If you are interested in becoming a coach, one of the most important skills you would need to have is first-hand knowledge of the game or sport; this is usually done by having some experience playing the game on some level, although some coaches have no prior game experience. Some other duties of a coach include setting the schedule of practices, developing a set of player guidelines and monitoring the educational progress of student-athletes. While some coaching positions do not have any educational requirements, jobs with public schools and colleges would require you to have a bachelor's degree in a field like physical education.

Athletic Director Job Duties

As an athletic director, one of your responsibilities would be to ensure that your athletic department is operating within its budget. You would also make personnel decisions and help scout potential recruits. If you are interested in a career as an athletic director, you'll be expected to have a background in physical education and at least a bachelor's degree. A master's degree may increase your chances of successfully landing a position with a college.

Employment Options

In whatever role you choose to pursue, positions exist at a variety of levels. The primary distinction between the two from an employment standpoint is that athletic director jobs are limited to academic institutions while coaching positions can be pursued inside and outside of academia.

Coaching Positions

As a coach, you might work with children in elementary, middle or high school. At early grade levels, you typically will introduce players to the sport and help them develop their skills. In high school, you may work more with players to help them perfect their game and catch the eye of scouts who may be looking to recruit them to college teams.
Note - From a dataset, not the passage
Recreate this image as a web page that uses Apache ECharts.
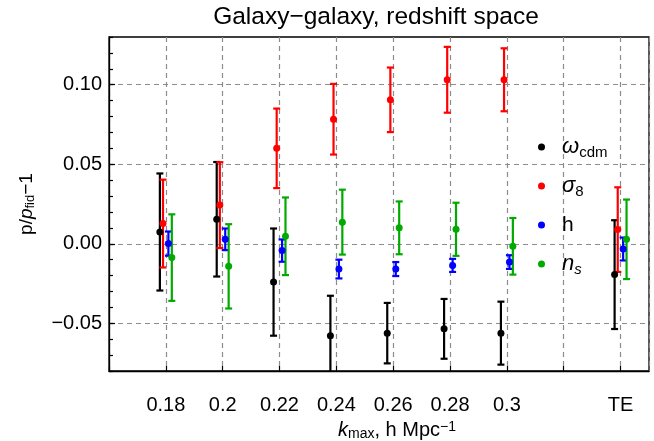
<!DOCTYPE html>
<html>
<head>
<meta charset="utf-8">
<script src="https://cdn.jsdelivr.net/npm/echarts@6/dist/echarts.min.js"></script>
<style>
html,body{margin:0;padding:0;background:#fff;}
#c{width:654px;height:441px;}
</style>
</head>
<body>
<div id="c"></div>
<script>
// ---- data ----
var kPositions = [0.18, 0.20, 0.22, 0.24, 0.26, 0.28, 0.30, 0.34];
var tickValues = [0.18, 0.20, 0.22, 0.24, 0.26, 0.28, 0.30, 0.32, 0.34];
var tickLabels = ['0.18', '0.2', '0.22', '0.24', '0.26', '0.28', '0.3', '', 'TE'];
var yMajorValues = [-0.05, 0, 0.05, 0.10];
var yMajorLabels = ['\u22120.05', '0.00', '0.05', '0.10'];

var omegaVal = [0.0074, 0.0154, -0.0241, -0.0579, -0.0562, -0.0535, -0.0562, -0.0194];
var omegaErr = [0.0368, 0.0360, 0.0337, 0.0252, 0.0190, 0.0188, 0.0198, 0.0342];
var sigmaVal = [0.0127, 0.0243, 0.0600, 0.0783, 0.0905, 0.1031, 0.1031, 0.0089];
var sigmaErr = [0.0276, 0.0270, 0.0250, 0.0222, 0.0203, 0.0207, 0.0198, 0.0266];
var hVal = [0.0001, 0.0028, -0.0043, -0.0159, -0.0159, -0.0136, -0.0115, -0.0033];
var hErr = [0.0076, 0.0068, 0.0070, 0.0059, 0.0044, 0.0041, 0.0043, 0.0072];
var nsVal = [-0.0087, -0.0142, 0.0047, 0.0136, 0.0100, 0.0091, -0.0016, 0.0028];
var nsErr = [0.0272, 0.0265, 0.0244, 0.0204, 0.0166, 0.0167, 0.0178, 0.0250];

var seriesNames = ['omega', 'sigma', 'h', 'ns'];
var seriesColors = ['#000000', '#ff0000', '#0000ff', '#00aa00'];
var seriesOffsets = [-0.0021, -0.0010, 0.0009, 0.0021];
var seriesVals = [omegaVal, sigmaVal, hVal, nsVal];
var seriesErrs = [omegaErr, sigmaErr, hErr, nsErr];

var FONT = 'Liberation Sans';

function fmtX(v) {
  for (var i = 0; i < tickValues.length; i++) {
    if (Math.abs(v - tickValues[i]) < 1e-6) return tickLabels[i];
  }
  return '';
}
function fmtY(v) {
  for (var i = 0; i < yMajorValues.length; i++) {
    if (Math.abs(v - yMajorValues[i]) < 1e-6) return yMajorLabels[i];
  }
  return '';
}

var series = [];
seriesNames.forEach(function (name, s) {
  var pts = [], bars = [];
  kPositions.forEach(function (k, i) {
    var x = k + seriesOffsets[s];
    var y = seriesVals[s][i], e = seriesErrs[s][i];
    pts.push([x, y]);
    bars.push([x, y - e, y + e]);
  });
  series.push({
    type: 'custom',
    name: name + '_err',
    xAxisIndex: 0, yAxisIndex: 0,
    clip: true,
    silent: true,
    data: bars,
    renderItem: function (params, api) {
      var x = api.value(0);
      var lo = api.coord([x, api.value(1)]);
      var hi = api.coord([x, api.value(2)]);
      var cw = 3.5;
      var st = { stroke: seriesColors[s], lineWidth: 2.2, fill: null };
      return {
        type: 'group',
        children: [
          { type: 'line', shape: { x1: lo[0], y1: lo[1], x2: hi[0], y2: hi[1] }, style: st },
          { type: 'line', shape: { x1: lo[0] - cw, y1: lo[1], x2: lo[0] + cw, y2: lo[1] }, style: st },
          { type: 'line', shape: { x1: hi[0] - cw, y1: hi[1], x2: hi[0] + cw, y2: hi[1] }, style: st }
        ]
      };
    },
    z: 3
  });
  series.push({
    type: 'scatter',
    name: name,
    xAxisIndex: 0, yAxisIndex: 0,
    data: pts,
    symbol: 'circle',
    symbolSize: 7,
    itemStyle: { color: seriesColors[s], opacity: 1 },
    z: 4
  });
});

var legendRich = {
  g: { fontFamily: FONT, fontSize: 22, fontStyle: 'italic', color: '#000', padding: [0, 0, 0, 12] },
  n: { fontFamily: FONT, fontSize: 21, color: '#000', padding: [0, 0, 0, 12] },
  sub: { fontFamily: FONT, fontSize: 15, color: '#000', verticalAlign: 'bottom', padding: [8, 0, 0, 0] },
  subi: { fontFamily: FONT, fontSize: 15, fontStyle: 'italic', color: '#000', verticalAlign: 'bottom', padding: [8, 0, 0, 0] }
};
var legendText = {
  omega: '{g|\u03c9}{sub|cdm}',
  sigma: '{g|\u03c3}{sub|8}',
  h: '{n|h}',
  ns: '{g|n}{subi|s}'
};

var option = {
  animation: false,
  backgroundColor: '#fff',
  title: {
    text: 'Galaxy\u2212galaxy, redshift space',
    left: 371, top: 0, textAlign: 'center',
    textStyle: { fontFamily: FONT, fontSize: 24.5, fontWeight: 'normal', color: '#000' }
  },
  legend: {
    orient: 'vertical',
    left: 533, top: 129,
    itemWidth: 7, itemHeight: 7,
    itemGap: 13,
    icon: 'circle',
    data: seriesNames,
    formatter: function (n) { return legendText[n]; },
    textStyle: { rich: legendRich, lineHeight: 26 },
    selectedMode: false
  },
  grid: {
    left: 109, right: 5, top: 37, bottom: 70,
    show: true, borderColor: '#000', borderWidth: 1.3,
    containLabel: false,
    outerBoundsMode: 'none'
  },
  xAxis: {
    type: 'value',
    min: 0.16, max: 0.35, interval: 0.02,
    axisLine: { show: true, onZero: false, lineStyle: { color: '#000', width: 1.3 } },
    axisTick: { show: true, inside: true, length: 5, lineStyle: { color: '#000', width: 1.2 } },
    axisLabel: {
      formatter: fmtX, margin: 24, showMinLabel: true, showMaxLabel: false,
      fontFamily: FONT, fontSize: 20, color: '#000'
    },
    splitLine: { show: true, lineStyle: { color: '#8c8c8c', type: [5, 4], width: 1.2 } },
    name: '{k|k}{sub|max}{n|, h Mpc}{sup|\u22121}',
    nameLocation: 'middle', nameGap: 39,
    nameTextStyle: {
      padding: [0, 0, 0, 36],
      rich: {
        k: { fontFamily: FONT, fontSize: 20, fontStyle: 'italic', color: '#000' },
        n: { fontFamily: FONT, fontSize: 20, color: '#000' },
        sub: { fontFamily: FONT, fontSize: 14, color: '#000', verticalAlign: 'bottom', padding: [7, 0, 0, 0] },
        sup: { fontFamily: FONT, fontSize: 14, color: '#000', verticalAlign: 'top', padding: [0, 0, 7, 0] }
      }
    }
  },
  yAxis: [
    {
      type: 'value',
      min: -0.08, max: 0.13, interval: 0.01,
      axisLine: { show: true, onZero: false, lineStyle: { color: '#000', width: 1.3 } },
      axisTick: { show: true, inside: true, length: 4, lineStyle: { color: '#000', width: 1.2 } },
      axisLabel: { show: false },
      splitLine: { show: false },
      name: '{n|p/}{i|p}{sub|fid}{n|\u22121}',
      nameLocation: 'middle', nameGap: 72, nameRotate: 90,
      nameTextStyle: {
        rich: {
          n: { fontFamily: FONT, fontSize: 19, color: '#000' },
          i: { fontFamily: FONT, fontSize: 19, fontStyle: 'italic', color: '#000' },
          sub: { fontFamily: FONT, fontSize: 13, color: '#000', verticalAlign: 'bottom', padding: [7, 0, 0, 0] }
        }
      }
    },
    {
      type: 'value',
      min: -0.08, max: 0.13,
      position: 'left',
      axisLine: { show: false },
      axisTick: { show: true, inside: true, length: 6, customValues: yMajorValues, lineStyle: { color: '#000', width: 1.2 } },
      axisLabel: {
        customValues: yMajorValues, formatter: fmtY, margin: 7,
        fontFamily: FONT, fontSize: 20, color: '#000'
      },
      splitLine: { show: true, lineStyle: { color: '#8c8c8c', type: [5, 4], width: 1.2 } }
    }
  ],
  series: series
};

var chart = echarts.init(document.getElementById('c'), null, { renderer: 'canvas' });
chart.setOption(option);
</script>
</body>
</html>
You may also work at the college level, where the focus is on winning games and developing a sense of team spirit. You will develop strategies and plays by using the strongest players to create a team that can win games.

Work for a coach is also available at the professional level and for Olympic teams. The main goal of a professional coach is to win games. As a professional coach, you will train players hard and be expected to mold a team that consistently wins games. Olympic coaching will be on a more personal level. An Olympic coach helps players define their individual skills and train their bodies to win a medal.

Athletic Director Jobs

Athletic directors will typically work for a school, either secondary or postsecondary, but in this position, you may also work for an organization. An athletic director usually oversees all types of sports, unlike a coach who will usually focus on one sport.